Figure 1. Comparison of CED vs Non-CED Hospital Discharge Statistics

Notes: ** p<0.01, * p<0.05. The Area Deprivation Index (ADI) is based on income, education, employment, and housing quality that ranks neighborhoods by socioeconomic disadvantage. CEDs involving vagus nerve stimulation for treatment-resistant depression, pharmacogenomic testing for warfarin response, and percutaneous image-guided lumbar decompression for lumbar spinal stenosis were excluded because their clinical trials were conducted outside hospitals.

How evidence requirements undermine their own goals

These access disparities create a fundamental tension within the CED program. One key goal of CED is to generate evidence on a nationally representative sample of clinically eligible patients. But when coverage is restricted to “centers of excellence” that are geographically concentrated and serve different patient populations, the resulting evidence base becomes skewed.

Instead of learning how new technologies perform across diverse patient populations and care settings, CED generates evidence primarily from patients with ready access to academic medical centers and other high-resource facilities. This limits our understanding of how these treatments might work for the broader Medicare population.

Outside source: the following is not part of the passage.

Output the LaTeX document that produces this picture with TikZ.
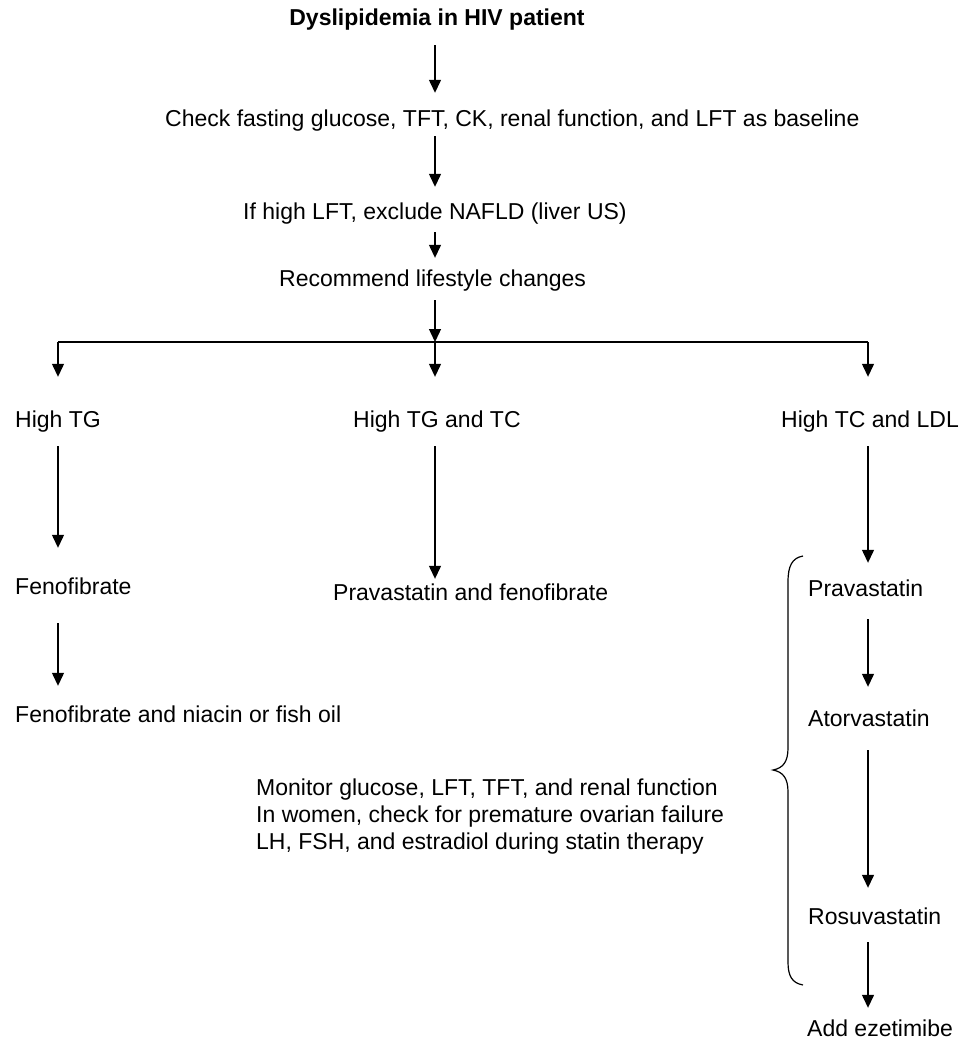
\documentclass[tikz,border=0pt]{standalone}
\usepackage{fontspec}
\setmainfont{Liberation Sans}
\usetikzlibrary{arrows.meta,calc}
\begin{document}
\begin{tikzpicture}[x=1pt,y=-1pt,
  txt/.style={inner sep=0pt, text height=17pt, text depth=5pt, font=\fontsize{23}{27}\selectfont},
  arr/.style={line width=1.3pt, -{Triangle[width=12pt,length=13pt]}},
  ln/.style={line width=1.3pt}]
\useasboundingbox[fill=white] (0,0) rectangle (960,1049);
% top column
\node[txt,font=\fontsize{23}{27}\selectfont\bfseries] (title) at (437,20) {Dyslipidemia in HIV patient};
\node[txt,anchor=west] (check) at (165,120) {Check fasting glucose, TFT, CK, renal function, and LFT as baseline};
\node[txt,anchor=west] (ifl) at (243,213) {If high LFT, exclude NAFLD (liver US)};
\node[txt,anchor=west] (rec) at (279,280) {Recommend lifestyle changes};
% branch row
\node[txt,anchor=west] (tg) at (15,421) {High TG};
\node[txt,anchor=west] (tgtc) at (353,421) {High TG and TC};
\node[txt,anchor=west] (tcldl) at (781,421) {High TC and LDL};
% left column
\node[txt,anchor=west] (feno) at (15,588) {Fenofibrate};
\node[txt,anchor=west] (fenon) at (15,716) {Fenofibrate and niacin or fish oil};
% middle column
\node[txt,anchor=west] (pravf) at (333,594) {Pravastatin and fenofibrate};
% right column
\node[txt,anchor=west] (prav) at (808,590) {Pravastatin};
\node[txt,anchor=west] (atorv) at (808,720) {Atorvastatin};
\node[txt,anchor=west] (rosuv) at (808,918) {Rosuvastatin};
\node[txt,anchor=west] (ezet) at (807,1030) {Add ezetimibe};
% monitor note
\node[anchor=north west, inner sep=0pt, align=left, font=\fontsize{23}{27}\selectfont] (mon) at (256,779)
  {Monitor glucose, LFT, TFT, and renal function\\In women, check for premature ovarian failure\\LH, FSH, and estradiol during statin therapy};
% coordinates
\coordinate (lc) at (58,0);
\coordinate (mc) at (435,0);
\coordinate (rc) at (868,0);
\coordinate (split) at (435,342);
\coordinate (bl) at (58,342);
\coordinate (br) at (868,342);
% top arrows
\draw[arr, shorten <=14pt, shorten >=16pt] (title.south -| mc) -- (check.north -| mc);
\draw[arr, shorten <=5pt, shorten >=15pt] (check.south -| mc) -- (ifl.north -| mc);
\draw[arr, shorten <=8pt, shorten >=11pt] (ifl.south -| mc) -- (rec.north -| mc);
\draw[arr, shorten <=9pt] (rec.south -| mc) -- (split);
\draw[ln] (bl) -- (br);
\draw[arr, shorten >=33pt] (bl) -- (tg.north -| lc);
\draw[arr, shorten >=33pt] (split) -- (tgtc.north -| mc);
\draw[arr, shorten >=33pt] (br) -- (tcldl.north -| rc);
% left column arrows
\draw[arr, shorten <=14pt, shorten >=29pt] (tg.south -| lc) -- (feno.north -| lc);
\draw[arr, shorten <=24pt, shorten >=19pt] (feno.south -| lc) -- (fenon.north -| lc);
% middle
\draw[arr, shorten <=14pt, shorten >=4pt] (tgtc.south -| mc) -- (pravf.north -| mc);
% right column arrows
\draw[arr, shorten <=14pt, shorten >=16pt] (tcldl.south -| rc) -- (prav.north -| rc);
\draw[arr, shorten <=18pt, shorten >=22pt] (prav.south -| rc) -- (atorv.north -| rc);
\draw[arr, shorten <=19pt, shorten >=19pt] (atorv.south -| rc) -- (rosuv.north -| rc);
\draw[arr, shorten <=13pt, shorten >=11pt] (rosuv.south -| rc) -- (ezet.north -| rc);
% brace
\draw[line width=1.2pt] (803,556) .. controls (792,558) and (788,566) .. (788,582) -- (788,748)
  .. controls (788,762) and (783,768) .. (773,770)
  .. controls (783,772) and (788,778) .. (788,792) -- (788,962)
  .. controls (788,976) and (792,983) .. (803,985);
\end{tikzpicture}
\end{document}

Some may argue that less-resourced hospitals may face barriers to adopting new technologies because they lack the patient volume, specialized equipment, or technical expertise to support implementation. However, CED has been applied to a wide range of interventions, ranging from continuous positive airway pressure (CPAP) for sleep apnea and home oxygen for chronic obstructive pulmonary disease (COPD) to pharmacogenomic testing for warfarin and for off-label oncology treatments. The primary requirements for these types of technologies are the ability to collect outcomes data and participate in evidence-generation activities. Consequently, concerns that rural or resource-constrained hospitals cannot participate in CED evidence-generation may be overstated. Even in cases where hospital resource constraints affect outcomes, the right approach is inclusion of and technical support for rural and other resource-constrained hospitals

The path forward: Rethinking evidence generation

Medicare needs to reconsider how it structures evidence requirements to avoid creating barriers to equitable access. Some potential approaches include:

  • Expanding the network of participating sites to include safety-net hospitals and rural facilities
  • Providing additional support to help resource-limited hospitals participate in registries
  • Developing alternative evidence pathways that don’t require real-time registry participation for every patient
  • Monitoring equity metrics when implementing CED decisions to ensure they don’t exacerbate disparities

Medical innovation can only improve population health if patients can access it. As Medicare continues to evaluate new and expensive technologies, it should be careful that evidence-generation policies do not unintentionally widen existing disparities in care. Otherwise, the patients most likely to benefit from innovation may continue to face the greatest barriers to receiving it.